SUN-DRIED TOMATO CANAPES

SUN-DRIED TOMATO CANAPES

Succulent home-marinated sun-dried tomatoes served atop tender/crisp rounds of French baguette brushed with olive oil and garlic, then topped with capers, Kalamata olives and cornichon pickles. Sprinkled with freshly chopped Italian/flat leaf parsley!

Makes 24

1 oz. sun-dried tomatoes (non-marinated)

3 c. warm water

1 T. Balsamic vinegar

extra virgin olive oil

1 loaf narrow-size French baguette

3 -4 lg. garlic cloves, peeled and finely chopped

32-50 tiny capers, drained (for 8 canapes)

4 Kalamata olives, pitted, then cut from end to end in half (for 8 canapes)

4 cornichon pickles, cut from end to end in half (for 8 canapes)

fresh chopped Italian flat leaf parsley

Place 1 oz. dried tomatoes in a bowl with 3 c. warm water (not warm water from the faucet; warm the water on the stove or in a micro-wave oven). Add 1 T. Balsamic vinegar. Marinate at room temperature for 1-2 hours. Drain well. Put in small bowl and completely cover with olive oil. Cover and marinate at room temperature for 24 hours. Place into glass jar and refrigerate till ready to use. When ready to use, bring to room temperature to melt oil.

To make canapes: Slice 24, 1/4 inch thick slices of bread from baguette. Place on baking sheet and broil till lightly toasted. Broil on only one side.

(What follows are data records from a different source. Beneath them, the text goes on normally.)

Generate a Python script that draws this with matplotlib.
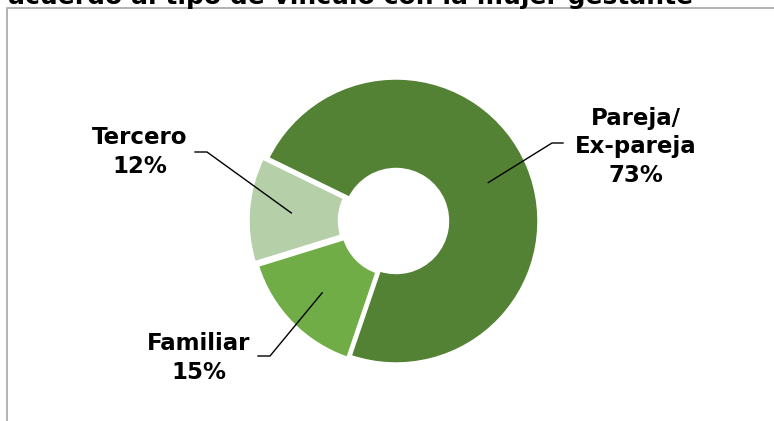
import numpy as np
import matplotlib.pyplot as plt
from matplotlib.lines import Line2D

labels = ["Pareja/\nEx-pareja", "Tercero", "Familiar"]
values = [73, 12, 15]
colors = ["#548235", "#b5cfa8", "#70ad47"]

W, H = 774, 421
fig = plt.figure(figsize=(W / 100, H / 100), dpi=100)
ax = fig.add_axes([0, 0, 1, 1])

cx, cy, R = 396, H - 221, 143
wedges, _ = ax.pie(values, center=(cx, cy), radius=R, startangle=251.2,
                   counterclock=True, colors=colors, explode=[0, 5, 3],
                   wedgeprops=dict(width=R * 0.64, edgecolor="white", linewidth=2.5))

ax.set_xlim(0, W)
ax.set_ylim(0, H)
ax.set_aspect("equal")
ax.axis("off")

# chart area border, only left and top edges are inside the picture
bx, by = 6.5 / W, 1 - 7.5 / H
fig.lines.append(Line2D([bx, bx, 1.01], [-0.01, by, by], transform=fig.transFigure,
                        color="#a6a6a6", linewidth=1.2))

font = dict(family="DejaVu Sans", weight="bold", color="black")
fig.text(351 / W, 1 - 4.3 / H, "acuerdo al tipo de vínculo con la mujer gestante",
         ha="center", va="baseline", fontsize=18, **font)

# label text position, elbow start, elbow end (pixels)
label_pos = [(636, 147), (140, 152), (199, 358)]
elbows = [((563, 143), (552, 143)), ((195, 152), (207, 152)), ((258, 356), (270, 356))]

for w, lab, v, (tx, ty), (p0, p1) in zip(wedges, labels, values, label_pos, elbows):
    mid = np.deg2rad((w.theta1 + w.theta2) / 2)
    ex = w.center[0] + 100 * np.cos(mid)
    ey = w.center[1] + 100 * np.sin(mid)
    ax.plot([p0[0], p1[0], ex], [H - p0[1], H - p1[1], ey], color="black", lw=1)
    ax.text(tx, H - ty, f"{lab}\n{v}%", ha="center", va="center",
            fontsize=16.5, linespacing=1.3, **font)

fig.savefig("out.png", dpi=100)
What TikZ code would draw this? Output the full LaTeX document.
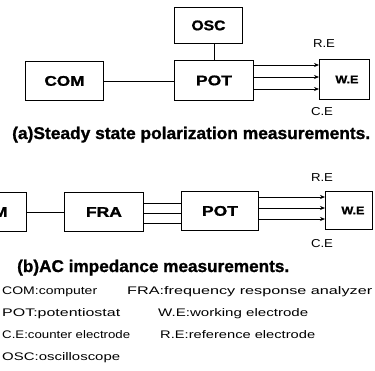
\documentclass[tikz,border=0pt]{standalone}
\usepackage{fontspec}
\setmainfont{Liberation Sans}[BoldFeatures={FakeBold=1.2}]
\usetikzlibrary{arrows.meta}
\newcommand\wfit[2]{\resizebox{#1}{\height}{#2}}
\begin{document}
\begin{tikzpicture}[x=1pt,y=-1pt,
  blk/.style={draw, line width=0.9pt, inner sep=0pt, anchor=north west,
    font=\fontsize{14}{14}\selectfont\bfseries},
  ln/.style={line width=0.7pt},
  arr/.style={line width=0.7pt, -{Stealth[length=5pt,width=4pt]}},
  elab/.style={inner sep=0pt, font=\fontsize{11.5}{11.5}\selectfont},
  captxt/.style={anchor=base west, inner sep=0pt, font=\fontsize{17}{17}\selectfont\bfseries},
  leg/.style={anchor=base west, inner sep=0pt, font=\fontsize{11}{11}\selectfont}]
\useasboundingbox (0,0) rectangle (375,370);
\clip (0,0) rectangle (375,370);
% ---------- (a) ----------
\node[blk, minimum width=78pt, minimum height=39pt] (comA) at (25,61) {\wfit{40pt}{COM}};
\node[blk, minimum width=79pt, minimum height=40pt] (potA) at (174,60) {\wfit{36pt}{POT}};
\node[blk, minimum width=68pt, minimum height=36pt] (osc) at (174,7) {\wfit{34pt}{OSC}};
\node[blk, minimum width=50pt, minimum height=40pt, font=\fontsize{11}{11}\selectfont\bfseries] (weA) at (319,59) {\hspace*{5pt}\wfit{23pt}{W.E}};
\draw[ln] (comA.east) -- (comA.east -| potA.west);
\draw[ln] (potA.north) -- (potA.north |- osc.south);
\coordinate (a1) at ([yshift=-5pt]potA.north east);
\coordinate (a2) at ([yshift=-17pt]potA.north east);
\coordinate (a3) at ([yshift=-29pt]potA.north east);
\draw[arr] (a1) -- (a1 -| weA.west);
\draw[arr] (a2) -- (a2 -| weA.west);
\draw[arr] (a3) -- (a3 -| weA.west);
\node[elab] (reA) at (324,44) {\wfit{22pt}{R.E}};
\node[elab] (ceA) at (322,112) {\wfit{22pt}{C.E}};
\node[captxt] (capA) at (12,139) {\wfit{358pt}{(a)Steady state polarization measurements.}};
% ---------- (b) ----------
\node[blk, minimum width=78pt, minimum height=39pt] (comB) at (-52,192) {\wfit{40pt}{COM}};
\node[blk, minimum width=79pt, minimum height=39pt] (fra) at (64,192) {\wfit{36pt}{FRA}};
\node[blk, minimum width=77pt, minimum height=39pt] (potB) at (181,191) {\wfit{36pt}{POT}};
\node[blk, minimum width=47pt, minimum height=38pt, font=\fontsize{11}{11}\selectfont\bfseries] (weB) at (325,191) {\hspace*{8pt}\wfit{23pt}{W.E}};
\draw[ln] (comB.east) -- (comB.east -| fra.west);
\coordinate (f1) at ([yshift=-11pt]fra.north east);
\coordinate (f2) at ([yshift=-21pt]fra.north east);
\coordinate (f3) at ([yshift=-31pt]fra.north east);
\draw[ln] (f1) -- (f1 -| potB.west);
\draw[ln] (f2) -- (f2 -| potB.west);
\draw[ln] (f3) -- (f3 -| potB.west);
\coordinate (b1) at ([yshift=-6pt]potB.north east);
\coordinate (b2) at ([yshift=-17pt]potB.north east);
\coordinate (b3) at ([yshift=-28pt]potB.north east);
\draw[arr] (b1) -- (b1 -| weB.west);
\draw[arr] (b2) -- (b2 -| weB.west);
\draw[arr] (b3) -- (b3 -| weB.west);
\node[elab] (reB) at (322,178) {\wfit{22pt}{R.E}};
\node[elab] (ceB) at (322,244) {\wfit{22pt}{C.E}};
\node[captxt] (capB) at (17,272) {\wfit{272pt}{(b)AC impedance measurements.}};
% ---------- legend ----------
\node[leg] (l1) at (2,294) {\wfit{95pt}{COM:computer}};
\node[leg] (l2) at (127,294) {\wfit{245pt}{FRA:frequency response analyzer}};
\node[leg] (l3) at (2,316) {\wfit{118pt}{POT:potentiostat}};
\node[leg] (l4) at (158,316) {\wfit{150pt}{W.E:working electrode}};
\node[leg] (l5) at (2,338) {\wfit{128pt}{C.E:counter electrode}};
\node[leg] (l6) at (160,338) {\wfit{155pt}{R.E:reference electrode}};
\node[leg] (l7) at (2,360) {\wfit{118pt}{OSC:oscilloscope}};
\end{tikzpicture}
\end{document}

Assemble canapes on baking sheet. Turn over each toasted bread round, soft side up. Brush with oil from the jar of dried tomatoes.

Top each with a few pieces of garlic.

Cut each dried tomato in half or 3rds, depending on size. Place on each round, hollow side up, keeping a little oil in the hollow of the tomatoes.

Place 3-5 capers in the wells of each tomato piece on 8 canapes.

Place 1/2 Kalamata olive in the wells of each tomato piece on 8 canapes.

Place 1/2 cornichon pickle in the wells of each tomato piece on 8 canapes.

Sprinkle all canapes with a little fresh chopped parsley.

Serve immediately, or cover loosely with foil and let set at room temperature up to one hour before serving. Do not refrigerate.

Notes: Locate cornichon pickles in specialty food markets; you want the tiny ones.

Toasting only one side of the bread injects a softness to the crisp texture achievement.